"something of an extraordinary nature will turn up..."

Mr. Micawber in Dickens' David Copperfield

Kit Foster's

CarPort

AUTOMOTIVE SERENDIPITY ON THE WEB

CarPort
January 31st, 2007

Postal vans, all in a row

De sooner, de better. Chances are, if you live in the United States, your mail is delivered in one of these Long Life Vehicles. Ours is; if you live in a city yours may be brought to your door by an ambulatory carrier. Since 1986, the United States Postal Service has purchased nearly 100,000 LLVs from Grumman Olson Corporation.

Although the US Post Office, forerunner to today’s USPS, has been moving mail with motor vehicles since early in the Twentieth Century, carrier route delivery vehicles are a fairly recent phenomenon. Trucks were initially used to move mail between post offices and to transport carriers and mailbags to their routes. Intercity post was transported by trains. A standardized fleet of Model A Fords was placed in service in 1931; because of Depression austerity and priorities of World War II, many of these Model As remained in service until the 1950s. In the late 1940s, the USPO began to augment them with Chevys, Dodges and Internationals with special bodies by Gerstenslager Company of Wooster, Ohio.

When I was growing up, our mail was delivered by Marty in his own green Ford Ranch Wagon. He seemed to race from mailbox to mailbox, but perhaps this was because he was driving from the middle and steering with his left hand, and did the whole route in first gear. How he managed the clutch and accelerator I don’t know.

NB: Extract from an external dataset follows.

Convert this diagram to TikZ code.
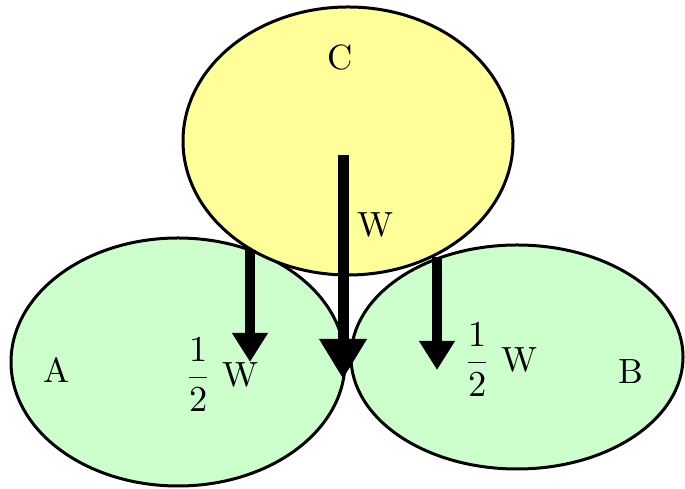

The first carrier route vehicles, which came in 1956, overcame this problem. They were right-hand drive Jeep Dispatchers, with bright red, white and blue paint jobs supplanting the olive drab of the old Model As and Gerstenslager trucks. The Dispatcher was a two-wheel drive version of the Jeep CJ-3; in 1965, a new style DJ-5 replaced it. The DJ-5 postal Jeeps used Chevrolet four-cylinder engines, the unit developed for the Chevy II, and Powerglide transmissions. After American Motors bought Kaiser’s Jeep business in 1970 the Rambler six was adopted, and a new extended grille was added to accommodate it.

The LLV had its roots in an experiment with electric mail trucks during the late 1970s. Grumman Aircraft Engineering Corporation had purchased the J.B. Olson Company, maker of truck bodies, in the 1960s. Grumman Olson, who made a popular Kurbmaster line of van bodies, decided to compete for the USPS contract with a vehicle called Kurbwatt, an all-aluminum unibody design. Some 41 Kurbwatts were placed in service, but the decline in oil prices caused interest in the project to wane. Grumman Olson then refitted the Kurbwatt with a front-drive Volkswagen Rabbit diesel power unit and sold it as the Kubvan. However, diesel demand was also fading by 1983, when the Kubvan was introduced. About 500 were built in 1983 and 1984.

The experience with the Kurbwatt and Kubvan, however, put Grumman Olson in an excellent position when the USPS put its LLV project out to bid. The LLVs have a Grumman Olson aluminum body mounted on a chassis derived from Chevy’s S10 pickup, using the “Iron Duke” engine driving the rear wheels through a Hydra-Matic transmission. More recently, the USPS has taken delivery of 21,000 Flexible Fuel Vehicles built by Utilimaster of Wakarusa, Indiana. The FFVs, somewhat larger than the LLVs, are built on right-hand drive, two-wheel drive Ford Explorer chassis, and can burn either gasoline or ethanol.

Many postal Model A Fords remained in service for 25 years. Today’s Long Life Vehicles celebrated two decades of service last year, and will remain on their routes for several more. As Poo-Bah sings in The Mikado, Long Life, Long Life to You!

Serendipity: n. An aptitude for making desirable discoveries by accident.
“They were always making discoveries, by accident and sagacity, of things they were not in quest of.”